To do: Retype each line of the material exactly, please, skipping any picture in it.

Material provided:
▽
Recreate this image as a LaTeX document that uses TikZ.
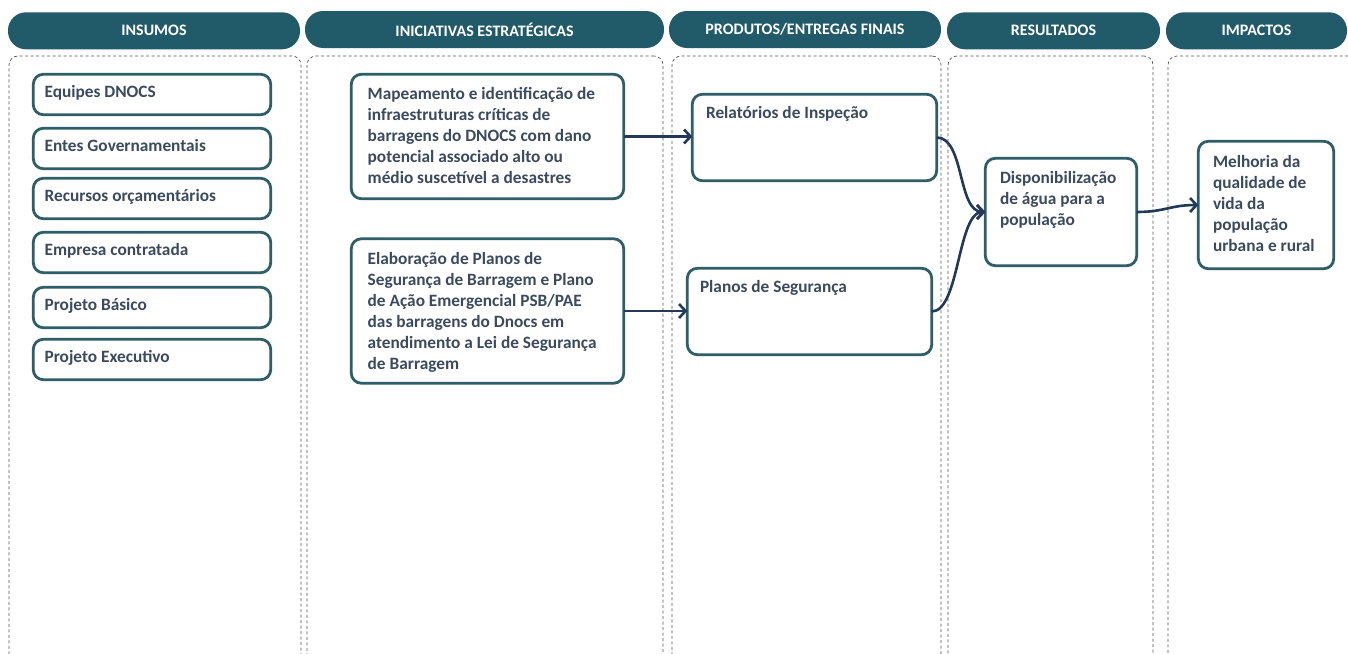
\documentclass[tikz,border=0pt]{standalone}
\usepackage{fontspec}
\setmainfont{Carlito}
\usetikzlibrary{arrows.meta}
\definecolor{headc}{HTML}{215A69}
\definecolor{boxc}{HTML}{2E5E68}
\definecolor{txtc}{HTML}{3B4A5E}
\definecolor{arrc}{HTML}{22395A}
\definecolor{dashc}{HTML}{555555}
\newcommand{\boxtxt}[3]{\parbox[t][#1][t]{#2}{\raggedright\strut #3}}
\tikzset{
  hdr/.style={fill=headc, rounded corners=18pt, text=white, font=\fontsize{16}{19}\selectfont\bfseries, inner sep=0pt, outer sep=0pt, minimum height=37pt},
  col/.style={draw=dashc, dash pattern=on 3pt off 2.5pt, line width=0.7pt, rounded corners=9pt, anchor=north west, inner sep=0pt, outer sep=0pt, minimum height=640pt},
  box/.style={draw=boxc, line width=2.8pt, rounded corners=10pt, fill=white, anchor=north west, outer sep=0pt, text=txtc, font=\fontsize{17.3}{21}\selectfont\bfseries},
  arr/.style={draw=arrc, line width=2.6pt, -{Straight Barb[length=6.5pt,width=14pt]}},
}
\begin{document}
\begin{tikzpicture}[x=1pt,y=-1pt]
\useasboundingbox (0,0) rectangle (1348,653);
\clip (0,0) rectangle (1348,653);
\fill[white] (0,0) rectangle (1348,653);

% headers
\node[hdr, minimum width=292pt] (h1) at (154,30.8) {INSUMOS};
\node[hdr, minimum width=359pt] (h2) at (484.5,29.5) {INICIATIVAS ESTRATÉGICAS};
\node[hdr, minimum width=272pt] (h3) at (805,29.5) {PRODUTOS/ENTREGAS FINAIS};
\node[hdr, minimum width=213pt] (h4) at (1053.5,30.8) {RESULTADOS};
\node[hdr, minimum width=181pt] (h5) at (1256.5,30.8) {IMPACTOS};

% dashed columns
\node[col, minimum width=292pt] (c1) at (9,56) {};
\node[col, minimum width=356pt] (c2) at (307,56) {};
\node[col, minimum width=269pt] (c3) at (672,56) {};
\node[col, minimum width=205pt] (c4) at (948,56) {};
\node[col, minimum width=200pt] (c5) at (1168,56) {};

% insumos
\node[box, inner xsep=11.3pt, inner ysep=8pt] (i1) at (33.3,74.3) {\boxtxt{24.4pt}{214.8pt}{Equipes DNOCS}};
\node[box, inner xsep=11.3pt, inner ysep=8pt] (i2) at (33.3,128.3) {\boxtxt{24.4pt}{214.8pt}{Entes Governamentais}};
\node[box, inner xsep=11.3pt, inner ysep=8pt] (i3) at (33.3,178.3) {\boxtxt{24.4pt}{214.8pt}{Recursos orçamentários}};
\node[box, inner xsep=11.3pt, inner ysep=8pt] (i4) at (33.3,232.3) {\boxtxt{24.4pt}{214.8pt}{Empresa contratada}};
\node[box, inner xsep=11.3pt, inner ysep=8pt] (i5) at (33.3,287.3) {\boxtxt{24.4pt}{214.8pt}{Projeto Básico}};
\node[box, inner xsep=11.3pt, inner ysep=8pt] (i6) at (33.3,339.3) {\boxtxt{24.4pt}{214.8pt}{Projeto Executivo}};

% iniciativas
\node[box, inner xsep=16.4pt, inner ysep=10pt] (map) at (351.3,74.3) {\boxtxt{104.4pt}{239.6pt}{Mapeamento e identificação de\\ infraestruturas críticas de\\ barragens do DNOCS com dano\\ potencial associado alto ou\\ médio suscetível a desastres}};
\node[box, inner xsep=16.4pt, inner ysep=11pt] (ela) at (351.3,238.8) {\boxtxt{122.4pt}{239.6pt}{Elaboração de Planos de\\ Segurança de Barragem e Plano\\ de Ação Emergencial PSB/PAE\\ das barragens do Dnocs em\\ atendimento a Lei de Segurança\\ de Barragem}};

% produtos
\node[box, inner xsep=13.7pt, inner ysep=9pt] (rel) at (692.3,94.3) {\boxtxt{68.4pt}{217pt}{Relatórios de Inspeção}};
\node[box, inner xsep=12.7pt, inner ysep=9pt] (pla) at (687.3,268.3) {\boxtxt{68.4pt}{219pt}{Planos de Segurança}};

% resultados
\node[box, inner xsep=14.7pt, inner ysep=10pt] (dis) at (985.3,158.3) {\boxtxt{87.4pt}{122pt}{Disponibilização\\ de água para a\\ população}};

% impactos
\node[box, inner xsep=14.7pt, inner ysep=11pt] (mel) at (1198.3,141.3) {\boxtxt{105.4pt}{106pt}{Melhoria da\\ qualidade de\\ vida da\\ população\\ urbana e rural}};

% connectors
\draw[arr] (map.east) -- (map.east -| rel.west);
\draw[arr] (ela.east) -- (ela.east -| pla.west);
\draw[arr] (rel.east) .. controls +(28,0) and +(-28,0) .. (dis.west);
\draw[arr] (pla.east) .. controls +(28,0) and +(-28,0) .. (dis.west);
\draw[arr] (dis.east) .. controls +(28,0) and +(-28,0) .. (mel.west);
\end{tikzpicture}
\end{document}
△
Task response:
Recreate this image as a LaTeX document that uses TikZ.
\documentclass[tikz,border=0pt]{standalone}
\usepackage{fontspec}
\setmainfont{Carlito}
\usetikzlibrary{arrows.meta}
\definecolor{headc}{HTML}{215A69}
\definecolor{boxc}{HTML}{2E5E68}
\definecolor{txtc}{HTML}{3B4A5E}
\definecolor{arrc}{HTML}{22395A}
\definecolor{dashc}{HTML}{555555}
\newcommand{\boxtxt}[3]{\parbox[t][#1][t]{#2}{\raggedright\strut #3}}
\tikzset{
  hdr/.style={fill=headc, rounded corners=18pt, text=white, font=\fontsize{16}{19}\selectfont\bfseries, inner sep=0pt, outer sep=0pt, minimum height=37pt},
  col/.style={draw=dashc, dash pattern=on 3pt off 2.5pt, line width=0.7pt, rounded corners=9pt, anchor=north west, inner sep=0pt, outer sep=0pt, minimum height=640pt},
  box/.style={draw=boxc, line width=2.8pt, rounded corners=10pt, fill=white, anchor=north west, outer sep=0pt, text=txtc, font=\fontsize{17.3}{21}\selectfont\bfseries},
  arr/.style={draw=arrc, line width=2.6pt, -{Straight Barb[length=6.5pt,width=14pt]}},
}
\begin{document}
\begin{tikzpicture}[x=1pt,y=-1pt]
\useasboundingbox (0,0) rectangle (1348,653);
\clip (0,0) rectangle (1348,653);
\fill[white] (0,0) rectangle (1348,653);

% headers
\node[hdr, minimum width=292pt] (h1) at (154,30.8) {INSUMOS};
\node[hdr, minimum width=359pt] (h2) at (484.5,29.5) {INICIATIVAS ESTRATÉGICAS};
\node[hdr, minimum width=272pt] (h3) at (805,29.5) {PRODUTOS/ENTREGAS FINAIS};
\node[hdr, minimum width=213pt] (h4) at (1053.5,30.8) {RESULTADOS};
\node[hdr, minimum width=181pt] (h5) at (1256.5,30.8) {IMPACTOS};

% dashed columns
\node[col, minimum width=292pt] (c1) at (9,56) {};
\node[col, minimum width=356pt] (c2) at (307,56) {};
\node[col, minimum width=269pt] (c3) at (672,56) {};
\node[col, minimum width=205pt] (c4) at (948,56) {};
\node[col, minimum width=200pt] (c5) at (1168,56) {};

% insumos
\node[box, inner xsep=11.3pt, inner ysep=8pt] (i1) at (33.3,74.3) {\boxtxt{24.4pt}{214.8pt}{Equipes DNOCS}};
\node[box, inner xsep=11.3pt, inner ysep=8pt] (i2) at (33.3,128.3) {\boxtxt{24.4pt}{214.8pt}{Entes Governamentais}};
\node[box, inner xsep=11.3pt, inner ysep=8pt] (i3) at (33.3,178.3) {\boxtxt{24.4pt}{214.8pt}{Recursos orçamentários}};
\node[box, inner xsep=11.3pt, inner ysep=8pt] (i4) at (33.3,232.3) {\boxtxt{24.4pt}{214.8pt}{Empresa contratada}};
\node[box, inner xsep=11.3pt, inner ysep=8pt] (i5) at (33.3,287.3) {\boxtxt{24.4pt}{214.8pt}{Projeto Básico}};
\node[box, inner xsep=11.3pt, inner ysep=8pt] (i6) at (33.3,339.3) {\boxtxt{24.4pt}{214.8pt}{Projeto Executivo}};

% iniciativas
\node[box, inner xsep=16.4pt, inner ysep=10pt] (map) at (351.3,74.3) {\boxtxt{104.4pt}{239.6pt}{Mapeamento e identificação de\\ infraestruturas críticas de\\ barragens do DNOCS com dano\\ potencial associado alto ou\\ médio suscetível a desastres}};
\node[box, inner xsep=16.4pt, inner ysep=11pt] (ela) at (351.3,238.8) {\boxtxt{122.4pt}{239.6pt}{Elaboração de Planos de\\ Segurança de Barragem e Plano\\ de Ação Emergencial PSB/PAE\\ das barragens do Dnocs em\\ atendimento a Lei de Segurança\\ de Barragem}};

% produtos
\node[box, inner xsep=13.7pt, inner ysep=9pt] (rel) at (692.3,94.3) {\boxtxt{68.4pt}{217pt}{Relatórios de Inspeção}};
\node[box, inner xsep=12.7pt, inner ysep=9pt] (pla) at (687.3,268.3) {\boxtxt{68.4pt}{219pt}{Planos de Segurança}};

% resultados
\node[box, inner xsep=14.7pt, inner ysep=10pt] (dis) at (985.3,158.3) {\boxtxt{87.4pt}{122pt}{Disponibilização\\ de água para a\\ população}};

% impactos
\node[box, inner xsep=14.7pt, inner ysep=11pt] (mel) at (1198.3,141.3) {\boxtxt{105.4pt}{106pt}{Melhoria da\\ qualidade de\\ vida da\\ população\\ urbana e rural}};

% connectors
\draw[arr] (map.east) -- (map.east -| rel.west);
\draw[arr] (ela.east) -- (ela.east -| pla.west);
\draw[arr] (rel.east) .. controls +(28,0) and +(-28,0) .. (dis.west);
\draw[arr] (pla.east) .. controls +(28,0) and +(-28,0) .. (dis.west);
\draw[arr] (dis.east) .. controls +(28,0) and +(-28,0) .. (mel.west);
\end{tikzpicture}
\end{document}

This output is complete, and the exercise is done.